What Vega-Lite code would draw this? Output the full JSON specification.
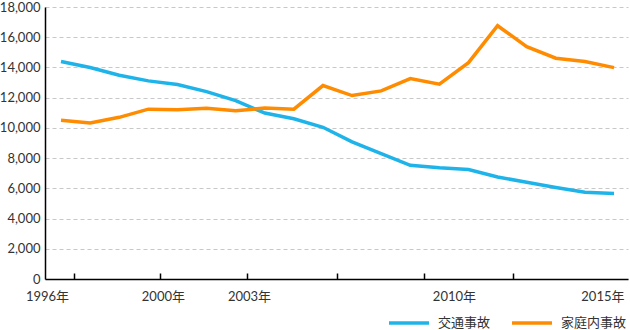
{
  "$schema": "https://vega.github.io/schema/vega-lite/v6.json",
  "width": 583,
  "height": 272,
  "autosize": {"type": "none"},
  "padding": {"left": 45, "top": 7, "right": 2, "bottom": 51},
  "background": "white",
  "config": {
    "view": {"stroke": null},
    "font": "Lato, 'Noto Sans CJK JP'",
    "axis": {"labelFont": "Lato, 'Noto Sans CJK JP'", "labelFontSize": 13, "labelColor": "#333333", "domainColor": "#000000", "domainWidth": 1.5},
    "axisY": {"labelOverlap": false}
  },
  "data": {"values": [
    {"year": 1996, "series": "交通事故", "value": 14390},
    {"year": 1997, "series": "交通事故", "value": 14000},
    {"year": 1998, "series": "交通事故", "value": 13480},
    {"year": 1999, "series": "交通事故", "value": 13110},
    {"year": 2000, "series": "交通事故", "value": 12870},
    {"year": 2001, "series": "交通事故", "value": 12400},
    {"year": 2002, "series": "交通事故", "value": 11800},
    {"year": 2003, "series": "交通事故", "value": 10980},
    {"year": 2004, "series": "交通事故", "value": 10600},
    {"year": 2005, "series": "交通事故", "value": 10040},
    {"year": 2006, "series": "交通事故", "value": 9080},
    {"year": 2007, "series": "交通事故", "value": 8300},
    {"year": 2008, "series": "交通事故", "value": 7520},
    {"year": 2009, "series": "交通事故", "value": 7360},
    {"year": 2010, "series": "交通事故", "value": 7250},
    {"year": 2011, "series": "交通事故", "value": 6750},
    {"year": 2012, "series": "交通事故", "value": 6400},
    {"year": 2013, "series": "交通事故", "value": 6060},
    {"year": 2014, "series": "交通事故", "value": 5740},
    {"year": 2015, "series": "交通事故", "value": 5660},
    {"year": 1996, "series": "家庭内事故", "value": 10500},
    {"year": 1997, "series": "家庭内事故", "value": 10320},
    {"year": 1998, "series": "家庭内事故", "value": 10700},
    {"year": 1999, "series": "家庭内事故", "value": 11240},
    {"year": 2000, "series": "家庭内事故", "value": 11200},
    {"year": 2001, "series": "家庭内事故", "value": 11300},
    {"year": 2002, "series": "家庭内事故", "value": 11130},
    {"year": 2003, "series": "家庭内事故", "value": 11310},
    {"year": 2004, "series": "家庭内事故", "value": 11240},
    {"year": 2005, "series": "家庭内事故", "value": 12800},
    {"year": 2006, "series": "家庭内事故", "value": 12140},
    {"year": 2007, "series": "家庭内事故", "value": 12450},
    {"year": 2008, "series": "家庭内事故", "value": 13260},
    {"year": 2009, "series": "家庭内事故", "value": 12890},
    {"year": 2010, "series": "家庭内事故", "value": 14320},
    {"year": 2011, "series": "家庭内事故", "value": 16760},
    {"year": 2012, "series": "家庭内事故", "value": 15380},
    {"year": 2013, "series": "家庭内事故", "value": 14610},
    {"year": 2014, "series": "家庭内事故", "value": 14390},
    {"year": 2015, "series": "家庭内事故", "value": 13990}
  ]},
  "resolve": {"axis": {"x": "independent"}},
  "layer": [
    {
      "mark": {"type": "line", "strokeWidth": 3.5, "strokeJoin": "miter"},
      "encoding": {
        "x": {
          "field": "year", "type": "quantitative",
          "scale": {"domain": [1995.45, 2015.48], "nice": false, "zero": false},
          "axis": {"orient": "bottom", "title": null, "labels": false, "grid": false,
                   "values": [1996.45, 1999.4, 2002.39, 2005.48, 2008.47, 2011.53],
                   "tickSize": -6, "tickColor": "#000000", "tickWidth": 1.5, "domain": true}
        },
        "y": {
          "field": "value", "type": "quantitative",
          "scale": {"domain": [0, 18000], "nice": false},
          "axis": {"title": null, "values": [0, 2000, 4000, 6000, 8000, 10000, 12000, 14000, 16000, 18000],
                   "format": ",d", "ticks": false, "labelPadding": 5, "labelOverlap": false, "labelBound": false,
                   "gridColor": "#c8c8c8", "gridDash": [4, 3], "gridWidth": 1}
        },
        "color": {
          "field": "series", "type": "nominal",
          "scale": {"domain": ["交通事故", "家庭内事故"], "range": ["#1fb4e9", "#ff8c00"]},
          "legend": {"title": null, "orient": "none", "direction": "horizontal",
                     "legendX": 342, "legendY": 294, "padding": 0,
                     "symbolType": "stroke", "symbolSize": 1600, "symbolStrokeWidth": 3.5,
                     "labelFontSize": 13, "labelColor": "#333333", "labelOffset": 7,
                     "columnPadding": 14, "labelFont": "Lato, 'Noto Sans CJK JP'"}
        }
      }
    },
    {
      "mark": {"type": "line", "opacity": 0},
      "encoding": {
        "x": {
          "field": "year", "type": "quantitative",
          "axis": {"orient": "bottom", "title": null, "grid": false, "ticks": false, "domain": false,
                   "values": [1995.52, 1999.5, 2002.46, 2009.5, 2014.6],
                   "labelPadding": 11, "labelFlush": false, "labelOverlap": false,
                   "labelExpr": "datum.value < 1997 ? '1996年' : datum.value < 2001 ? '2000年' : datum.value < 2005 ? '2003年' : datum.value < 2012 ? '2010年' : '2015年'"}
        },
        "y": {
          "field": "value", "type": "quantitative",
          "axis": {"title": null, "values": [0, 2000, 4000, 6000, 8000, 10000, 12000, 14000, 16000, 18000],
                   "format": ",d", "ticks": false, "labelPadding": 5, "labelOverlap": false, "labelBound": false,
                   "gridColor": "#c8c8c8", "gridDash": [4, 3], "gridWidth": 1}
        },
        "detail": {"field": "series"}
      }
    }
  ]
}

============================================================

Requirement:
All of the material above is to be copied exactly, except for its images.

Correct result:
What Vega-Lite code would draw this? Output the full JSON specification.
{
  "$schema": "https://vega.github.io/schema/vega-lite/v6.json",
  "width": 583,
  "height": 272,
  "autosize": {"type": "none"},
  "padding": {"left": 45, "top": 7, "right": 2, "bottom": 51},
  "background": "white",
  "config": {
    "view": {"stroke": null},
    "font": "Lato, 'Noto Sans CJK JP'",
    "axis": {"labelFont": "Lato, 'Noto Sans CJK JP'", "labelFontSize": 13, "labelColor": "#333333", "domainColor": "#000000", "domainWidth": 1.5},
    "axisY": {"labelOverlap": false}
  },
  "data": {"values": [
    {"year": 1996, "series": "交通事故", "value": 14390},
    {"year": 1997, "series": "交通事故", "value": 14000},
    {"year": 1998, "series": "交通事故", "value": 13480},
    {"year": 1999, "series": "交通事故", "value": 13110},
    {"year": 2000, "series": "交通事故", "value": 12870},
    {"year": 2001, "series": "交通事故", "value": 12400},
    {"year": 2002, "series": "交通事故", "value": 11800},
    {"year": 2003, "series": "交通事故", "value": 10980},
    {"year": 2004, "series": "交通事故", "value": 10600},
    {"year": 2005, "series": "交通事故", "value": 10040},
    {"year": 2006, "series": "交通事故", "value": 9080},
    {"year": 2007, "series": "交通事故", "value": 8300},
    {"year": 2008, "series": "交通事故", "value": 7520},
    {"year": 2009, "series": "交通事故", "value": 7360},
    {"year": 2010, "series": "交通事故", "value": 7250},
    {"year": 2011, "series": "交通事故", "value": 6750},
    {"year": 2012, "series": "交通事故", "value": 6400},
    {"year": 2013, "series": "交通事故", "value": 6060},
    {"year": 2014, "series": "交通事故", "value": 5740},
    {"year": 2015, "series": "交通事故", "value": 5660},
    {"year": 1996, "series": "家庭内事故", "value": 10500},
    {"year": 1997, "series": "家庭内事故", "value": 10320},
    {"year": 1998, "series": "家庭内事故", "value": 10700},
    {"year": 1999, "series": "家庭内事故", "value": 11240},
    {"year": 2000, "series": "家庭内事故", "value": 11200},
    {"year": 2001, "series": "家庭内事故", "value": 11300},
    {"year": 2002, "series": "家庭内事故", "value": 11130},
    {"year": 2003, "series": "家庭内事故", "value": 11310},
    {"year": 2004, "series": "家庭内事故", "value": 11240},
    {"year": 2005, "series": "家庭内事故", "value": 12800},
    {"year": 2006, "series": "家庭内事故", "value": 12140},
    {"year": 2007, "series": "家庭内事故", "value": 12450},
    {"year": 2008, "series": "家庭内事故", "value": 13260},
    {"year": 2009, "series": "家庭内事故", "value": 12890},
    {"year": 2010, "series": "家庭内事故", "value": 14320},
    {"year": 2011, "series": "家庭内事故", "value": 16760},
    {"year": 2012, "series": "家庭内事故", "value": 15380},
    {"year": 2013, "series": "家庭内事故", "value": 14610},
    {"year": 2014, "series": "家庭内事故", "value": 14390},
    {"year": 2015, "series": "家庭内事故", "value": 13990}
  ]},
  "resolve": {"axis": {"x": "independent"}},
  "layer": [
    {
      "mark": {"type": "line", "strokeWidth": 3.5, "strokeJoin": "miter"},
      "encoding": {
        "x": {
          "field": "year", "type": "quantitative",
          "scale": {"domain": [1995.45, 2015.48], "nice": false, "zero": false},
          "axis": {"orient": "bottom", "title": null, "labels": false, "grid": false,
                   "values": [1996.45, 1999.4, 2002.39, 2005.48, 2008.47, 2011.53],
                   "tickSize": -6, "tickColor": "#000000", "tickWidth": 1.5, "domain": true}
        },
        "y": {
          "field": "value", "type": "quantitative",
          "scale": {"domain": [0, 18000], "nice": false},
          "axis": {"title": null, "values": [0, 2000, 4000, 6000, 8000, 10000, 12000, 14000, 16000, 18000],
                   "format": ",d", "ticks": false, "labelPadding": 5, "labelOverlap": false, "labelBound": false,
                   "gridColor": "#c8c8c8", "gridDash": [4, 3], "gridWidth": 1}
        },
        "color": {
          "field": "series", "type": "nominal",
          "scale": {"domain": ["交通事故", "家庭内事故"], "range": ["#1fb4e9", "#ff8c00"]},
          "legend": {"title": null, "orient": "none", "direction": "horizontal",
                     "legendX": 342, "legendY": 294, "padding": 0,
                     "symbolType": "stroke", "symbolSize": 1600, "symbolStrokeWidth": 3.5,
                     "labelFontSize": 13, "labelColor": "#333333", "labelOffset": 7,
                     "columnPadding": 14, "labelFont": "Lato, 'Noto Sans CJK JP'"}
        }
      }
    },
    {
      "mark": {"type": "line", "opacity": 0},
      "encoding": {
        "x": {
          "field": "year", "type": "quantitative",
          "axis": {"orient": "bottom", "title": null, "grid": false, "ticks": false, "domain": false,
                   "values": [1995.52, 1999.5, 2002.46, 2009.5, 2014.6],
                   "labelPadding": 11, "labelFlush": false, "labelOverlap": false,
                   "labelExpr": "datum.value < 1997 ? '1996年' : datum.value < 2001 ? '2000年' : datum.value < 2005 ? '2003年' : datum.value < 2012 ? '2010年' : '2015年'"}
        },
        "y": {
          "field": "value", "type": "quantitative",
          "axis": {"title": null, "values": [0, 2000, 4000, 6000, 8000, 10000, 12000, 14000, 16000, 18000],
                   "format": ",d", "ticks": false, "labelPadding": 5, "labelOverlap": false, "labelBound": false,
                   "gridColor": "#c8c8c8", "gridDash": [4, 3], "gridWidth": 1}
        },
        "detail": {"field": "series"}
      }
    }
  ]
}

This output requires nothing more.